Given task:
Using the data below, tally the lines that include the string "this". Only the number is wanted.

Data for the task:

--*--

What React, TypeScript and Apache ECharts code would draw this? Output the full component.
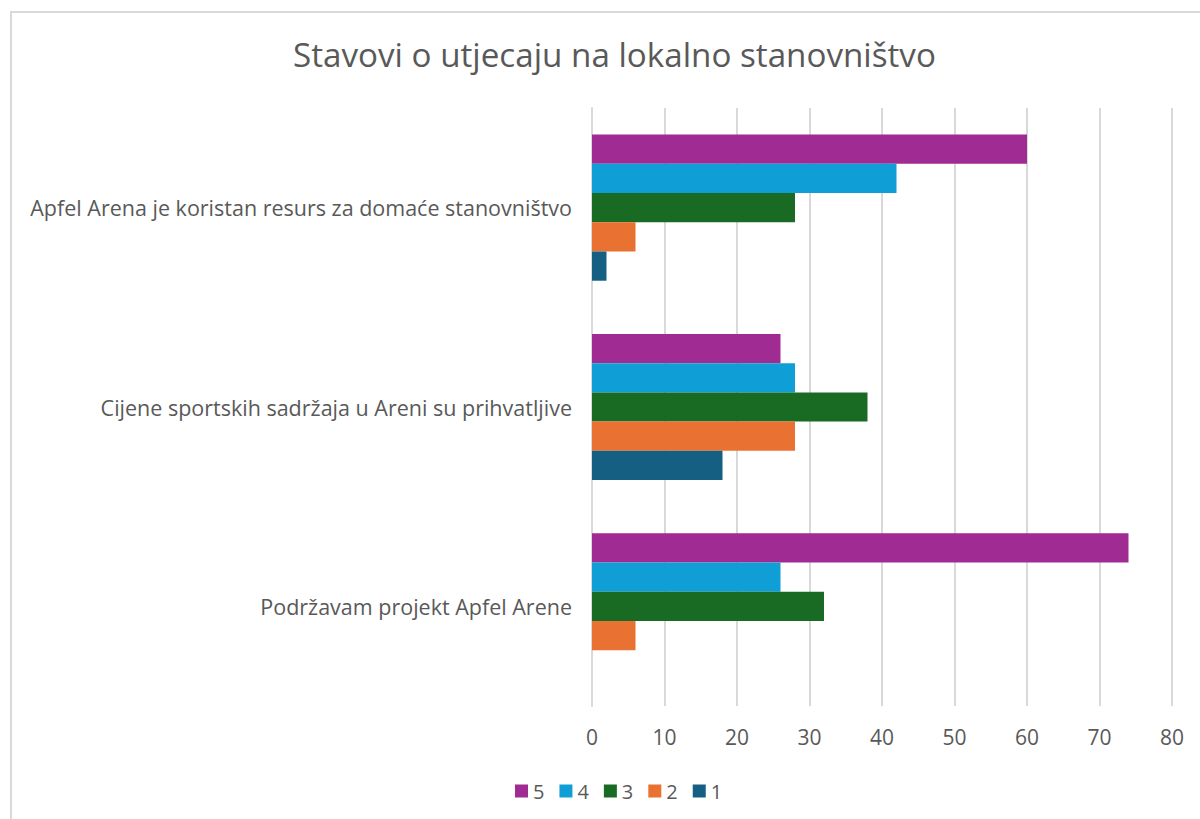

--*--

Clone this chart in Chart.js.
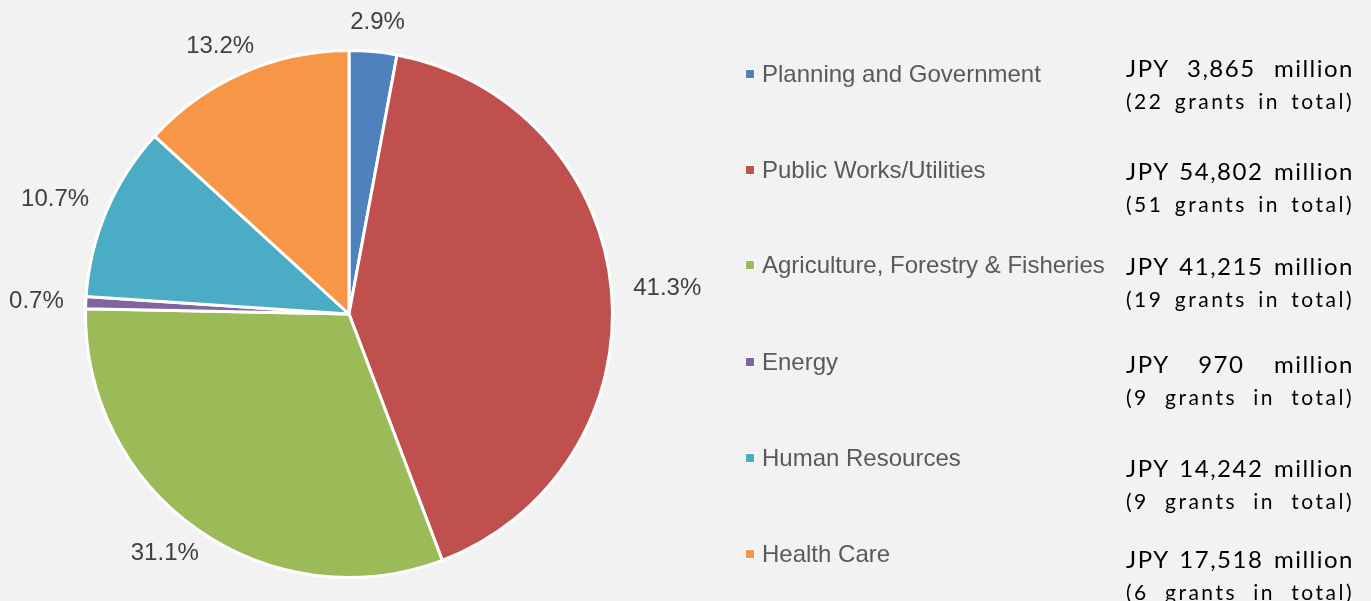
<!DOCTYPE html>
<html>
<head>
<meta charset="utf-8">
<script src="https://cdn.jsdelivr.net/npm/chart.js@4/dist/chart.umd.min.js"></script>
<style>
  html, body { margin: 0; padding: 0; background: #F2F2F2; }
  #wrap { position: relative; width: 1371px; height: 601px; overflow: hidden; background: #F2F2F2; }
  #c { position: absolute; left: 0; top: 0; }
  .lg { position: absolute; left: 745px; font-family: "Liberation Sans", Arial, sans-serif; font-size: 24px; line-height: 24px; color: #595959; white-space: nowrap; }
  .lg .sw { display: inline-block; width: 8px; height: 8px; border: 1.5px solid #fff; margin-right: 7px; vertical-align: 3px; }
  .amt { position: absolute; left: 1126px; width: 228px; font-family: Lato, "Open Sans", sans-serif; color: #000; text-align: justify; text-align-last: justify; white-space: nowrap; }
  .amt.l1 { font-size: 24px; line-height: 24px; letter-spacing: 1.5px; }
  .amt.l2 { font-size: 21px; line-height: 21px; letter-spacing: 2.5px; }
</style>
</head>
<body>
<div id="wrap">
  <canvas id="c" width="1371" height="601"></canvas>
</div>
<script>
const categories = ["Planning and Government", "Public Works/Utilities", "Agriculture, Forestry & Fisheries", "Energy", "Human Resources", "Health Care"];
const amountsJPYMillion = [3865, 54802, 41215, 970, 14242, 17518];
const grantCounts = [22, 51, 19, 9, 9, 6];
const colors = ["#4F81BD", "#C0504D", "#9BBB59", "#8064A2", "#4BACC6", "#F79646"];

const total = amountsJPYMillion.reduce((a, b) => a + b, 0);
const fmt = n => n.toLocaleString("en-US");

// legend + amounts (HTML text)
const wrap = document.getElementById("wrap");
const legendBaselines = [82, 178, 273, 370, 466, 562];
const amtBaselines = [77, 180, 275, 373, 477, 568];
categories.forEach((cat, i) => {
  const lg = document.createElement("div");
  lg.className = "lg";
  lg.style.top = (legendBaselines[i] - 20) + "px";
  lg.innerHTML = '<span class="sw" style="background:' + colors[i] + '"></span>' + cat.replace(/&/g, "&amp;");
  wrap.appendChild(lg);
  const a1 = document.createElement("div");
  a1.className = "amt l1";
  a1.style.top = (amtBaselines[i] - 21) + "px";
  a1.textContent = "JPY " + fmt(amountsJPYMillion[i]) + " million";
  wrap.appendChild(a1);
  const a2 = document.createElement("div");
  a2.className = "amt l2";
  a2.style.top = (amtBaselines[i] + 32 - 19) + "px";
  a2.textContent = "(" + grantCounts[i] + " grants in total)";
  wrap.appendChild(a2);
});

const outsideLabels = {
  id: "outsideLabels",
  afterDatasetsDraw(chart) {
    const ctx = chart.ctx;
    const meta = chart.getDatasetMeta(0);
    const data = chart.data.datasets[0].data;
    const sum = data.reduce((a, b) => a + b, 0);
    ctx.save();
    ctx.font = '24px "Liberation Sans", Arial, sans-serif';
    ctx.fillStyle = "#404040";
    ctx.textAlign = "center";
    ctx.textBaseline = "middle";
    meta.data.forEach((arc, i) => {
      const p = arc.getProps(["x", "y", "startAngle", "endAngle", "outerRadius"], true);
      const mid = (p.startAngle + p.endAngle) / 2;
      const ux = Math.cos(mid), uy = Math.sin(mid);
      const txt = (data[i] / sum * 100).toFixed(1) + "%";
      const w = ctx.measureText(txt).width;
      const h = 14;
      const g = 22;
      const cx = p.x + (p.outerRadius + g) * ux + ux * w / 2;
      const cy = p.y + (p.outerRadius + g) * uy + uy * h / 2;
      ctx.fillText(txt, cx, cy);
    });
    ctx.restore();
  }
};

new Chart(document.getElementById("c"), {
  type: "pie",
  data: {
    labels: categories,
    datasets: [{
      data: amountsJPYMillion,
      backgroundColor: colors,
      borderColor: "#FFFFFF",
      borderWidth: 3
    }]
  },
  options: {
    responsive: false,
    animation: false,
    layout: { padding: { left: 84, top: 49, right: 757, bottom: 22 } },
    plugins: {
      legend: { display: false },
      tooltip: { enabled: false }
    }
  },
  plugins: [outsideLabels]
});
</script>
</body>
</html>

--*--

Exercise answer:
2